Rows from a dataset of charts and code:

---

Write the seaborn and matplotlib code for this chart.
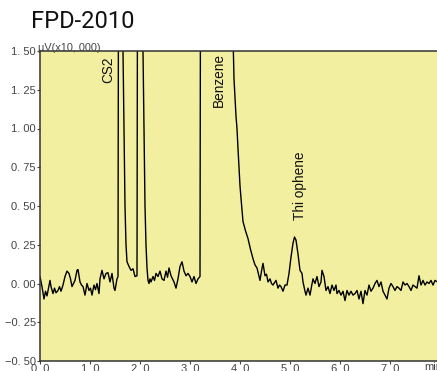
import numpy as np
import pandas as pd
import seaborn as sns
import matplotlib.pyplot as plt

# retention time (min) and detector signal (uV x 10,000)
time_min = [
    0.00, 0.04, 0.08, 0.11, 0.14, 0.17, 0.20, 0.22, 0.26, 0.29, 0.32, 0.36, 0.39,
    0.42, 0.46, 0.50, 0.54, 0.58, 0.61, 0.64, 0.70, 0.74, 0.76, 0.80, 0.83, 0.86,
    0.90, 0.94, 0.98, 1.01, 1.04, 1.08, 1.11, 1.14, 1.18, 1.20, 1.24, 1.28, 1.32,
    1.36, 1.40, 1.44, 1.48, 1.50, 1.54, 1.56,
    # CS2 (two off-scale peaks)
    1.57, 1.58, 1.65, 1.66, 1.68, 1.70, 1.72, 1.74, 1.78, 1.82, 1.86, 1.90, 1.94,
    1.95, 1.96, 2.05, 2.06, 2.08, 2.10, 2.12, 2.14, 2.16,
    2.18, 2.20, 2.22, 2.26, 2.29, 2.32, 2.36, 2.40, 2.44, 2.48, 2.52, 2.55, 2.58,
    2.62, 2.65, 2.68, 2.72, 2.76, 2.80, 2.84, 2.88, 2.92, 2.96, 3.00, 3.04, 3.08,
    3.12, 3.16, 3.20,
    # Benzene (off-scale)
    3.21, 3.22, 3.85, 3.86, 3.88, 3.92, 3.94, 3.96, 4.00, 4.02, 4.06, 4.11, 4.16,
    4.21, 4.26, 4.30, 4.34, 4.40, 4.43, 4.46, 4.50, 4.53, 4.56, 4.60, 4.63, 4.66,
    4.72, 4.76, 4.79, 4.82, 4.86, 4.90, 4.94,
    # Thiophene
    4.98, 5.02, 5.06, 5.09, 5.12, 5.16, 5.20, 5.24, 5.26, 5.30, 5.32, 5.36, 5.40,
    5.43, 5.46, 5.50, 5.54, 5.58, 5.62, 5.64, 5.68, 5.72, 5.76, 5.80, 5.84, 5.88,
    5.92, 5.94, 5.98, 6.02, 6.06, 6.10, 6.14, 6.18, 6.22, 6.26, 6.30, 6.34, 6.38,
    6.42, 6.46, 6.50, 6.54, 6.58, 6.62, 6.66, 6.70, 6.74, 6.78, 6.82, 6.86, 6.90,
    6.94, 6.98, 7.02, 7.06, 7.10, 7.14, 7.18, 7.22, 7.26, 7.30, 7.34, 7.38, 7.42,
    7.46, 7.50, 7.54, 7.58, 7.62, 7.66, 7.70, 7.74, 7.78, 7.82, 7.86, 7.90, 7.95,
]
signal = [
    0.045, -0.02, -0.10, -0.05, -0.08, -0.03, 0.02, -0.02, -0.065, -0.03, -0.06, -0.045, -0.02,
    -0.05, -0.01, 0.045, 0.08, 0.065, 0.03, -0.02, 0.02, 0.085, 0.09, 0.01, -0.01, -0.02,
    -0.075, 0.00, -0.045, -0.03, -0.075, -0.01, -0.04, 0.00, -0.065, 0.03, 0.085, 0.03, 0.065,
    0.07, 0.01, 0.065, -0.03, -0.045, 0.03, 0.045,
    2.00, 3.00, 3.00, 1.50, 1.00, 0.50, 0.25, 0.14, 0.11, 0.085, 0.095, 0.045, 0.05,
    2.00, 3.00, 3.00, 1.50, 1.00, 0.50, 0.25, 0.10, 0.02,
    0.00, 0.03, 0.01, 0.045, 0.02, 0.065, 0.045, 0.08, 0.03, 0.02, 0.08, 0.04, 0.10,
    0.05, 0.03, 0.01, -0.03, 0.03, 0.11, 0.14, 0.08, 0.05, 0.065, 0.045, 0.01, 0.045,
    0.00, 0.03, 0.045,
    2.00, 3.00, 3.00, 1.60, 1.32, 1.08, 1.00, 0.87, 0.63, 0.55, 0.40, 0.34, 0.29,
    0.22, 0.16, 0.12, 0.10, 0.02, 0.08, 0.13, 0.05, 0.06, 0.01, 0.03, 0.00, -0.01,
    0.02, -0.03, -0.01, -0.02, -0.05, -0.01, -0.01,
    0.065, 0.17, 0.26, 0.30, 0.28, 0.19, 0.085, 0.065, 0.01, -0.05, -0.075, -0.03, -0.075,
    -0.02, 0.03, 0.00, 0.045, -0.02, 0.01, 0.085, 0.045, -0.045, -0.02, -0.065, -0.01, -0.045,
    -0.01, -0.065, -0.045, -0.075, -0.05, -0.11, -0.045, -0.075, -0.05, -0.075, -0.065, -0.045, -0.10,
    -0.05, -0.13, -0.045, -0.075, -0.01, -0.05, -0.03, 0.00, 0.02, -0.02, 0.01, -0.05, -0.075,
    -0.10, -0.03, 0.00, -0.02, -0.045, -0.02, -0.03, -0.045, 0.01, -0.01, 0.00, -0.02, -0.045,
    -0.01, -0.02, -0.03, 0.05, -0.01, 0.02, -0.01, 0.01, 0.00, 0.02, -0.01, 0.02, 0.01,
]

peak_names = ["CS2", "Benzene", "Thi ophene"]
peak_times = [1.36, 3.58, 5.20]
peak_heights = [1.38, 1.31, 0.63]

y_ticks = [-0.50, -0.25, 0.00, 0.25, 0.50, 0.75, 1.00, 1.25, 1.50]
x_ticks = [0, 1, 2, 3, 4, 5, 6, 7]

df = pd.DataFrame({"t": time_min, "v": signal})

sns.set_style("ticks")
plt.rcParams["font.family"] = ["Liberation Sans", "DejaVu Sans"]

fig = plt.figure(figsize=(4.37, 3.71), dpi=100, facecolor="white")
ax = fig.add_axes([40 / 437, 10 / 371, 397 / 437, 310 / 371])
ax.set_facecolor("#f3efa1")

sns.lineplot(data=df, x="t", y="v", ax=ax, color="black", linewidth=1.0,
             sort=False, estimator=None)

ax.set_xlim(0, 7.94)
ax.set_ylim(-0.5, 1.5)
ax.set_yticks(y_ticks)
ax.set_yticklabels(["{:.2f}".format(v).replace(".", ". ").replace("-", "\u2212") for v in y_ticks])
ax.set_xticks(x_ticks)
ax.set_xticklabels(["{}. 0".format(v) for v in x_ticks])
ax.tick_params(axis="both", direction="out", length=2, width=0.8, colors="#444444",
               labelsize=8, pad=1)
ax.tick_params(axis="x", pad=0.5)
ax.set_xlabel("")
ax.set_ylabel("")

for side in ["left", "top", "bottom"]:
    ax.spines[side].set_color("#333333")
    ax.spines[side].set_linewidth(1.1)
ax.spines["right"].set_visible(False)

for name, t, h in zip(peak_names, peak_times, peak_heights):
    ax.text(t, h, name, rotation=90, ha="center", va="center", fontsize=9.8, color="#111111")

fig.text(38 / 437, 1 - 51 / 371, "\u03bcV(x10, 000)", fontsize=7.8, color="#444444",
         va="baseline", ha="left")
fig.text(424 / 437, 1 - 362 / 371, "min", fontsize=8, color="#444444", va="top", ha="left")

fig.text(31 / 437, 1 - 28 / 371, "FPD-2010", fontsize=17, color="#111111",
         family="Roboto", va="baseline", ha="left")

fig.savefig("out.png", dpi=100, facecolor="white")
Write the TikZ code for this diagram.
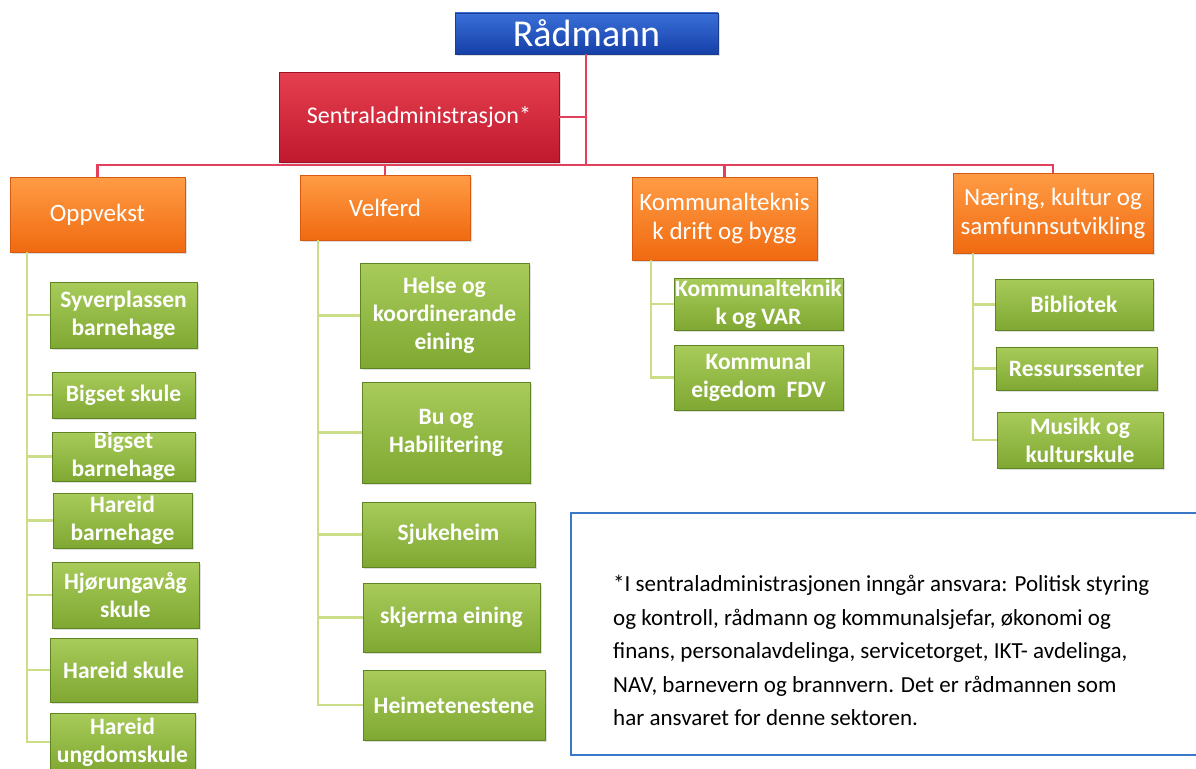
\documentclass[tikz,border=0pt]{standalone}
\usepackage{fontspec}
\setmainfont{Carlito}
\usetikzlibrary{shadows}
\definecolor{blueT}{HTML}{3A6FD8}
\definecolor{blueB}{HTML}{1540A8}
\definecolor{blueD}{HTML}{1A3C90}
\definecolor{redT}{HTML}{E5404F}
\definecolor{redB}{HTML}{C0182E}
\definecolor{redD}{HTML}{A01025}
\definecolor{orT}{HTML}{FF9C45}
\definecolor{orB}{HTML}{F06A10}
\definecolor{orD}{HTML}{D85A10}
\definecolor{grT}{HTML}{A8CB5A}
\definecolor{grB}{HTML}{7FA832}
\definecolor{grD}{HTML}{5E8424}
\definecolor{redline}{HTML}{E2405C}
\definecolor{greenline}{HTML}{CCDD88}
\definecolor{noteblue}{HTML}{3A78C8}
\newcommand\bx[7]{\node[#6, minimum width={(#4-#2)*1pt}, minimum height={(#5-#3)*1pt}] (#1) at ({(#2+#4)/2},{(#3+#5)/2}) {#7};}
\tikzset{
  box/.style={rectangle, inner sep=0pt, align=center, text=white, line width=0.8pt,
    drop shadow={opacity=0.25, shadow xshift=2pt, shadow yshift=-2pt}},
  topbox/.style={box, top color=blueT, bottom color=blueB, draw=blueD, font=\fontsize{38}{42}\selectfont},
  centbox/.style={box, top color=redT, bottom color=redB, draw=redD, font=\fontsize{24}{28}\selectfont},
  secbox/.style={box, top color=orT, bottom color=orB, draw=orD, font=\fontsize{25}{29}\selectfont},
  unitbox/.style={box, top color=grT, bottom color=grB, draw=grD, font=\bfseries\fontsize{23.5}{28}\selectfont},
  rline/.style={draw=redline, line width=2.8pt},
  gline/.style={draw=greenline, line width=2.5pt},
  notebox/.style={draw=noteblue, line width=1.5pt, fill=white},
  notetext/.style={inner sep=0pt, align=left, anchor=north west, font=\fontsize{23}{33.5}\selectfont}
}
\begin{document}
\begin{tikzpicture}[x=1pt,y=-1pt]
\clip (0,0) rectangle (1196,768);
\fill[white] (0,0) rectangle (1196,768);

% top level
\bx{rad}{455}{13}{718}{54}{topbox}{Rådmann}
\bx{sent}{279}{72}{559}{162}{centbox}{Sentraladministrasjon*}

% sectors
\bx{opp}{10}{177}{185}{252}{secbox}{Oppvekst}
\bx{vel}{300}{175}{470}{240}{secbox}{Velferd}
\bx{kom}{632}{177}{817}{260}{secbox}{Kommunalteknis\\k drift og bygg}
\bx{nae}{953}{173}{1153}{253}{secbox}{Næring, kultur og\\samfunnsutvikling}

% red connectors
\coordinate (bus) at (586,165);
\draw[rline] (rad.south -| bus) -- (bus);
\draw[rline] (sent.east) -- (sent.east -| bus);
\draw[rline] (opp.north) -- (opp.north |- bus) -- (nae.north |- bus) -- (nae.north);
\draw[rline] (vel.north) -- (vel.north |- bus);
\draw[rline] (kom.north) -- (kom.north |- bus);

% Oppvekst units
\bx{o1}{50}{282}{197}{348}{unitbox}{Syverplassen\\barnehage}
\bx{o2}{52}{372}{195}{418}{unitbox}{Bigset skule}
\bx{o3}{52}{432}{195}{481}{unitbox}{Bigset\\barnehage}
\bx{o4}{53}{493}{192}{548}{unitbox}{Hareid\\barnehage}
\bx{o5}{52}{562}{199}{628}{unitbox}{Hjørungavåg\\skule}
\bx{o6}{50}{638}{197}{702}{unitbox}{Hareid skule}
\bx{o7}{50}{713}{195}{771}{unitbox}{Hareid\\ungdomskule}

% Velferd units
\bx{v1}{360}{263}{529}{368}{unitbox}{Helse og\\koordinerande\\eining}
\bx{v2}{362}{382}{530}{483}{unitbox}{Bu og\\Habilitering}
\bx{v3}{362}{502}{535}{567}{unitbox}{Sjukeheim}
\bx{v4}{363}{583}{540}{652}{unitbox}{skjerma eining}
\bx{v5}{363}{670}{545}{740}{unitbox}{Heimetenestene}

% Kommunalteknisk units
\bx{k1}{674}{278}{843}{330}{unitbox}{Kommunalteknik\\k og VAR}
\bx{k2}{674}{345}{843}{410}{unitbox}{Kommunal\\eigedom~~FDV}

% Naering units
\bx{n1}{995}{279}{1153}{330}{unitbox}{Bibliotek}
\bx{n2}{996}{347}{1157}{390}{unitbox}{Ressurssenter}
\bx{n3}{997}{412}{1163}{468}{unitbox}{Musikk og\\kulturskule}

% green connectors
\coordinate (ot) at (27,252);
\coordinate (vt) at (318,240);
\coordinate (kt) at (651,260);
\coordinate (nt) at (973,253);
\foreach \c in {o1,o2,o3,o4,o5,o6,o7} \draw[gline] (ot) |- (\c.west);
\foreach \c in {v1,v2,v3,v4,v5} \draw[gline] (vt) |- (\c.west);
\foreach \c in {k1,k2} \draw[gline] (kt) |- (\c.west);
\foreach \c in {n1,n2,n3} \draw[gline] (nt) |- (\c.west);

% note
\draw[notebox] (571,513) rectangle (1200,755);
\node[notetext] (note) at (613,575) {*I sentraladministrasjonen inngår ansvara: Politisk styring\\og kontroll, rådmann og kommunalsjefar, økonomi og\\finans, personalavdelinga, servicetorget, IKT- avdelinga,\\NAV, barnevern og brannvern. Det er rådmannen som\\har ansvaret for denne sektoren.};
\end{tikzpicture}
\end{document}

---

Reproduce the data above word for word from its first line through the line that holds "import matplotlib.pyplot as plt", both ends included; skip pictures.

**Worked solution**
Write the seaborn and matplotlib code for this chart.
import numpy as np
import pandas as pd
import seaborn as sns
import matplotlib.pyplot as plt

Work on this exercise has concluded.